Easy and cheap voice mail solution please!
June 3, 2008 12:40 PM   Subscribe

My small business needs a permanent phone number with several easily customizable voice mail boxes.

Skype seems like it may be a solution for me, but there are many other products out there as well that seem to be more dedicated to doing exactly what I need.

I have very little technical know how in this area.

I don't have to make out going calls with this phone number (though it would be nice).

I don't have a lot of money.
posted by my homunculus is drowning to Technology (8 answers total) 2 users marked this as a favorite
Sounds like you may be looking for a 'virtual pbx' (google for them). I have a custom toll free number with call forwarding and voicemail boxes with one company for $20/month.
posted by deepscene at 1:21 PM on June 3, 2008

Best answer: One specific company I've had experience with is Gotvmail.
posted by cdmwebs at 1:25 PM on June 3, 2008

Best answer: You might give Access Line a look which has the kind of virtual pbx action that deepscene mentions. If I recall correctly you can even access vmail on your computer so it's kinda like Apple/AT&T's visual voicemail.
posted by donovan at 1:39 PM on June 3, 2008

Best answer: I've been doing a lot of reading about VoIP options lately, for similar reasons.

When you say you need a phone number and two mailboxes, do you need a phone 'line' as well? In other words, do you need to actually be able to answer the phone? Or are you literally just looking for a number people can call in order to leave a message, and then you go and check/download the messages later?

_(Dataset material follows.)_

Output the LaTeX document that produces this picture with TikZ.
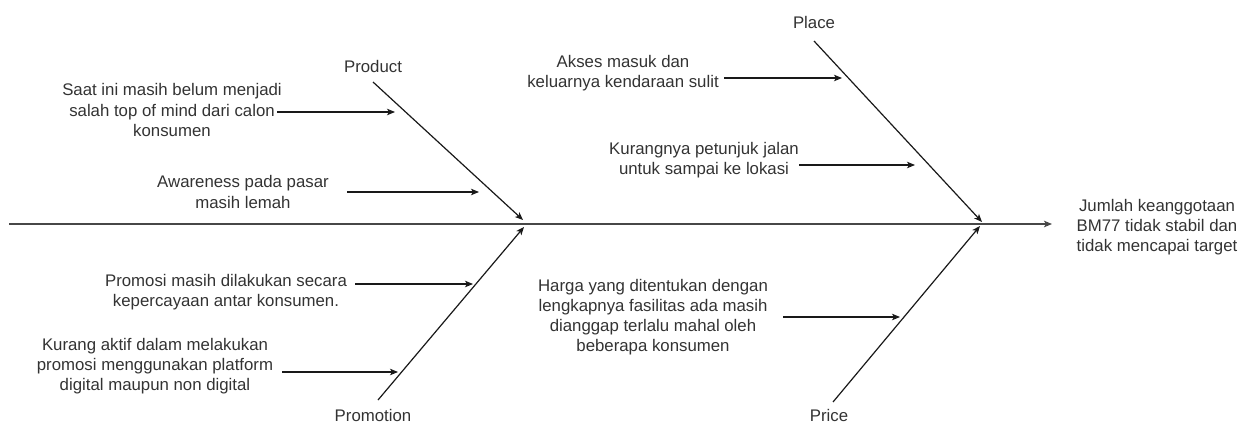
\documentclass[tikz,border=0pt]{standalone}
\usepackage{fontspec}
\setmainfont{Liberation Sans}
\usetikzlibrary{arrows.meta}
\definecolor{txt}{HTML}{333333}
\begin{document}
\begin{tikzpicture}[x=1pt,y=-1pt,
  lbl/.style={font=\fontsize{16.8}{20.2}\selectfont, text=txt, align=center, inner sep=0pt},
  arr/.style={-{Stealth[length=8pt,width=6.5pt,inset=2pt]}, line width=1.1pt, draw=black!90},
  bone/.style={arr, line width=1.2pt},
  spine/.style={arr, line width=1.7pt, draw=black!72}]
\useasboundingbox (0,0) rectangle (1249,423);

% effect
\node[lbl] (effect) at (1157,227) {Jumlah keanggotaan\\BM77 tidak stabil dan\\tidak mencapai target};
\coordinate (tail) at (9,224);
\coordinate (head) at (1052,224);
\draw[spine] (tail) -- (head);

% category labels
\node[lbl] (product) at (373,66) {Product};
\node[lbl] (promotion) at (373,415) {Promotion};
\node[lbl] (place) at (814,22) {Place};
\node[lbl] (price) at (829,415) {Price};

% bones
\coordinate (prodS) at (373,82);  \coordinate (prodE) at (523,220);
\coordinate (promS) at (378,400); \coordinate (promE) at (524,227);
\coordinate (plS) at (814,41);    \coordinate (plE) at (982,222);
\coordinate (prS) at (833,402);   \coordinate (prE) at (980,226);
\draw[bone] (prodS) -- (prodE);
\draw[bone] (promS) -- (promE);
\draw[bone] (plS) -- (plE);
\draw[bone] (prS) -- (prE);

% causes
\node[lbl] (c1) at (172,110) {Saat ini masih belum menjadi\\salah top of mind dari calon\\konsumen};
\node[lbl] (c2) at (243,192) {Awareness pada pasar\\masih lemah};
\node[lbl] (c3) at (226,292) {Promosi masih dilakukan secara\\kepercayaan antar konsumen.};
\node[lbl] (c4) at (155,366) {Kurang aktif dalam melakukan\\promosi menggunakan platform\\digital maupun non digital};
\node[lbl] (c5) at (623,73) {Akses masuk dan\\keluarnya kendaraan sulit};
\node[lbl] (c6) at (704,160) {Kurangnya petunjuk jalan\\untuk sampai ke lokasi};
\node[lbl] (c7) at (653,317) {Harga yang ditentukan dengan\\lengkapnya fasilitas ada masih\\dianggap terlalu mahal oleh\\beberapa konsumen};

% cause arrows
\coordinate (a1) at (277,112); \coordinate (b1) at (395,112);
\coordinate (a2) at (347,192); \coordinate (b2) at (479,192);
\coordinate (a3) at (355,284); \coordinate (b3) at (473,284);
\coordinate (a4) at (282,372); \coordinate (b4) at (398,372);
\coordinate (a5) at (724,78);  \coordinate (b5) at (842,78);
\coordinate (a6) at (799,165); \coordinate (b6) at (915,165);
\coordinate (a7) at (783,317); \coordinate (b7) at (900,317);
\foreach \i in {1,...,7} \draw[arr] (a\i) -- (b\i);
\end{tikzpicture}
\end{document}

If you just want the mailboxes and a call-in number, that's a different proposition from wanting a phone line with mailboxes. If you just want the boxes, you don't need a way of routing the calls to your location -- you just have someone host the VM and then you dial in and get your messages. That's an uncomplicated service. I can't make any recommendations of providers personally, but you could work your way down the list of DID service providers ("DID" is telephonese for "incoming number"); any provider capable of providing and routing DIDs almost certainly has the capability of issuing you a DID and then just routing it to voicemail (most non-wholesale DIDs come with free voicemail boxes). You may have to contact them to get prices.

If what you're looking for is an incoming number that actually rings a phone at your home or business (giving you the opportunity to answer it), then you're into a more conventional VoIP setup. You're going to need some sort of handset, either an IP phone, an analog telephone adapter, or a softphone on your PC, and then you buy DID service from any one of the providers in that list above, and point your handset/ATA/softphone at the provider.

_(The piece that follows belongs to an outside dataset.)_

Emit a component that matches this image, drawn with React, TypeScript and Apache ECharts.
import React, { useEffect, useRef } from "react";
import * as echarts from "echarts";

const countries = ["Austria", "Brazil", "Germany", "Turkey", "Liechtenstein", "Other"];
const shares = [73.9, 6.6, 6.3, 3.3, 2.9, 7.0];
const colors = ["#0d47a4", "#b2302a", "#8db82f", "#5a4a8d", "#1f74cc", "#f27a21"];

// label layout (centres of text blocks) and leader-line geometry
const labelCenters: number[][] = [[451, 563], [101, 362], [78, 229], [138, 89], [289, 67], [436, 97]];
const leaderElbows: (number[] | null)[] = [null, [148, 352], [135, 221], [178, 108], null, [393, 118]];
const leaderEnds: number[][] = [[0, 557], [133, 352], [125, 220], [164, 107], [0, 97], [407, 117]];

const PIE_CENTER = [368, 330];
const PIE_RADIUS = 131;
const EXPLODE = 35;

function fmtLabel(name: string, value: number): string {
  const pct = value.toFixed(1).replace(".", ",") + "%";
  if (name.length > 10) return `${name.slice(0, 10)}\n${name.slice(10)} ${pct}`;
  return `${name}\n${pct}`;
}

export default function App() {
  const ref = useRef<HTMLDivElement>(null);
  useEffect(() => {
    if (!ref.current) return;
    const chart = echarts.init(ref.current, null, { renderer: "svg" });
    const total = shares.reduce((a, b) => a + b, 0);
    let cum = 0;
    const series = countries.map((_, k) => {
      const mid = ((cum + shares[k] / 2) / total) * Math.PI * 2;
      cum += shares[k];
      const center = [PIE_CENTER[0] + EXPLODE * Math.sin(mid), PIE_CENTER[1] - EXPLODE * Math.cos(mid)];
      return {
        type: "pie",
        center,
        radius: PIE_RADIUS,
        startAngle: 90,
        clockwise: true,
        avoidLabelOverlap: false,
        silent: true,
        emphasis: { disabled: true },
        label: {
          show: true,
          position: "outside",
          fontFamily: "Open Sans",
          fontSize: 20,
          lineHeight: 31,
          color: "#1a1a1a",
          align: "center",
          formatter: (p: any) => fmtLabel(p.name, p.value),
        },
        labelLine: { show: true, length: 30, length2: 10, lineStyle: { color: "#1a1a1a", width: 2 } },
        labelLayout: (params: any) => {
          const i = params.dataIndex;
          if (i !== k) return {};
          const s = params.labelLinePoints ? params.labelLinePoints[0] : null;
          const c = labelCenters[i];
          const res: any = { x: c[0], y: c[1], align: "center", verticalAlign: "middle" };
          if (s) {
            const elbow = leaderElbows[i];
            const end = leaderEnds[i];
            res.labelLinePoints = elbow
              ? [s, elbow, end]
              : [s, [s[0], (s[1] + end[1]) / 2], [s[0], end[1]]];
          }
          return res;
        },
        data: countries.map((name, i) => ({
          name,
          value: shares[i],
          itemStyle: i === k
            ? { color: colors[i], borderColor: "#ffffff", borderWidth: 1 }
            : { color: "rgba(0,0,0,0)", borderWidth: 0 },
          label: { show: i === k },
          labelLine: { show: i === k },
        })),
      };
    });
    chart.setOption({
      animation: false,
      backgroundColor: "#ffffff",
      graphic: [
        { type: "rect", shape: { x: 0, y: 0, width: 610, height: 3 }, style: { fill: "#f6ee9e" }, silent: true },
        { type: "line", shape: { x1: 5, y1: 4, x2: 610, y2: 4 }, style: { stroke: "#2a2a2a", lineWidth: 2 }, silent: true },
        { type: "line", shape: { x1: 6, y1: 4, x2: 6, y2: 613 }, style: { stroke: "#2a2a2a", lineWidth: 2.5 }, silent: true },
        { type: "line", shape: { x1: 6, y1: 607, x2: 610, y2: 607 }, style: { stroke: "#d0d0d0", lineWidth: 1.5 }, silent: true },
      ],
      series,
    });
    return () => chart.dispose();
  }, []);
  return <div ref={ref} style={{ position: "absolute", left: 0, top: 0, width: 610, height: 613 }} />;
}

Alternately, if you don't want to get into VoIP, you could get a DID with voicemail boxes and then have calls forwarded to an existing POTS line. This is generally a little more expensive than routing the calls to you via VoIP. (It will probably end up costing you somewhere in the neighborhood of 1.5-2 cents a minute, rather than being free, for an incoming call.)

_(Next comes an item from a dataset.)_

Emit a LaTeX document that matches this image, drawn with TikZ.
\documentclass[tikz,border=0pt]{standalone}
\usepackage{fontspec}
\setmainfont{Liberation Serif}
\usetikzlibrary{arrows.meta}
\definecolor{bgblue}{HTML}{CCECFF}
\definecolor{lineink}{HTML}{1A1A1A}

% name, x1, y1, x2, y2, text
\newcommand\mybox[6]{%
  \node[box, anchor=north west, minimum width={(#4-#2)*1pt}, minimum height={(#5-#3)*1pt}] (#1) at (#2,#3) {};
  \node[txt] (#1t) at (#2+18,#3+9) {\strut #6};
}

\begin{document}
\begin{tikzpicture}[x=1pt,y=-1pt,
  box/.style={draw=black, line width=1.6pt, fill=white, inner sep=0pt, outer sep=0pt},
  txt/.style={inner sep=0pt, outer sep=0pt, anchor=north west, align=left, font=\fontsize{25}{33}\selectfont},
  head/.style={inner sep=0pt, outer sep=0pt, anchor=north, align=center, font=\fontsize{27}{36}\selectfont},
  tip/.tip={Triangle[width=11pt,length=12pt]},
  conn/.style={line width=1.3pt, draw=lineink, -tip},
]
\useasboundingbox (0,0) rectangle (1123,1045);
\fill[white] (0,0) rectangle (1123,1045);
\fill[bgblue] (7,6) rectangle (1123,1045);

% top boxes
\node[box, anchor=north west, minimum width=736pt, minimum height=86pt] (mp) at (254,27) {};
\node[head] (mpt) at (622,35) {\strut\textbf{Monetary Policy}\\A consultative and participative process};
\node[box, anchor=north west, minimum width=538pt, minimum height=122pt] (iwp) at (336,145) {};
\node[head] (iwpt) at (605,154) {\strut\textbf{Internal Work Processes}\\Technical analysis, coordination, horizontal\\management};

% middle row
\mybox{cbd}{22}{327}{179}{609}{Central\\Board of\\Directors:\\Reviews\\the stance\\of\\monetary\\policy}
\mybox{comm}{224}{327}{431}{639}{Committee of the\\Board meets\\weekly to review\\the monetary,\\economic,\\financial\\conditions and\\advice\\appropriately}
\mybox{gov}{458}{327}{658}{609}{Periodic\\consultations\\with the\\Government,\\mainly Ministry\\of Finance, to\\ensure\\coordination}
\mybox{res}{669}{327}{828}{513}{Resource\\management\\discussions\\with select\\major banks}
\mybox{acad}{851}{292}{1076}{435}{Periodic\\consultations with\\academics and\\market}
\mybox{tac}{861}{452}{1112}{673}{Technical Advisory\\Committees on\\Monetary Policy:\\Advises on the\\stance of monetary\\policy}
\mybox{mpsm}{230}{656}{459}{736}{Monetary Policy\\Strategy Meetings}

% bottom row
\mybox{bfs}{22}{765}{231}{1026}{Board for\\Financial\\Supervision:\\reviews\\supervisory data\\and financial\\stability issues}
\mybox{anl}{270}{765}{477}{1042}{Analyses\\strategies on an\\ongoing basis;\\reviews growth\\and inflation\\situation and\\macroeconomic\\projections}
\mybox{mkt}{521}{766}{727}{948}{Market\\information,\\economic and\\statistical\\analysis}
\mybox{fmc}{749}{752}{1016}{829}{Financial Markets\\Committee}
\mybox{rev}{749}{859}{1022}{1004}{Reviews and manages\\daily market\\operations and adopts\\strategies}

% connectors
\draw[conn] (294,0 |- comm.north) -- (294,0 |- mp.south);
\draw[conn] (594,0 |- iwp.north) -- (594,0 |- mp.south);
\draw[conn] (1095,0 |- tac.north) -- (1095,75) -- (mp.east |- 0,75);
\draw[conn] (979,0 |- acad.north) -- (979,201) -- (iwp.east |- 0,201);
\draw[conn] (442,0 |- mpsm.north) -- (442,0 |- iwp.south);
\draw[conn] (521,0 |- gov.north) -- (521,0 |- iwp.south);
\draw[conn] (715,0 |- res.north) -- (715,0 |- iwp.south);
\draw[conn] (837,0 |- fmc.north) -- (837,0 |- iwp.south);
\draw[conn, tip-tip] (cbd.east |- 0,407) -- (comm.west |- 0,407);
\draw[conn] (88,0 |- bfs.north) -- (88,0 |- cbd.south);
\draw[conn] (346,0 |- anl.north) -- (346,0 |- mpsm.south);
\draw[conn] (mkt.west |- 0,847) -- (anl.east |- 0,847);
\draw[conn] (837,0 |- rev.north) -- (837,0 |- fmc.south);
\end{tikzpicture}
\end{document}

The major question you should ask of your potential DID providers is whether they have the ability to do multiple mailboxes on one DID (via voice prompts, "press 1 for John Doe, press 2 for ...", or whatever). Most of them do, but some may only offer 1 box per DID unless you pay extra.

I hope this explanation made sense -- it's kind of an area with a steep learning curve, but I've found that once you understand the terminology it starts to make sense. (I also discovered that purchasing VoIP services direct from actual service providers rather than through a company like Vonage or Comcast can also be surprisingly cheap.)
posted by Kadin2048 at 2:52 PM on June 3, 2008

Response by poster: Thank you for the excellent answers.

I need more than two mail boxes I think-- I think I may want as many as 6 or 7. . . I really want to use this line for information purposes more than anything else, but also be able to retrieve messages. I actually have another project I'm supposed to start working on. . . basically a podcast done with another person in another state and I was told that skype might be a solution for that so I'm very open to VOIP solutions.

I just don't happen to know much of anything about this stuff, which is why I took it to you wonderful people. Any more advice or reccomendations for specific solutions for me are greatly appreciated and I'll get on checking the ones mentioned above. Thank you!
posted by my homunculus is drowning at 3:17 PM on June 3, 2008

Response by poster: deepscene, what is the company you are using? There are so many of these companies out here I'm going nuts trying to compare them all.
posted by my homunculus is drowning at 3:18 PM on June 3, 2008

Response by poster: I think I will go with Gotvmail after looking through their website. It seems very easy to set up and exactly what I need. If anybody else has another solution for me though I'd be glad to hear about it. Thank you! If I wind up going through with this I will update with my opinion.
posted by my homunculus is drowning at 4:07 PM on June 3, 2008

You can rent phone numbers with voicemail boxes through answering services!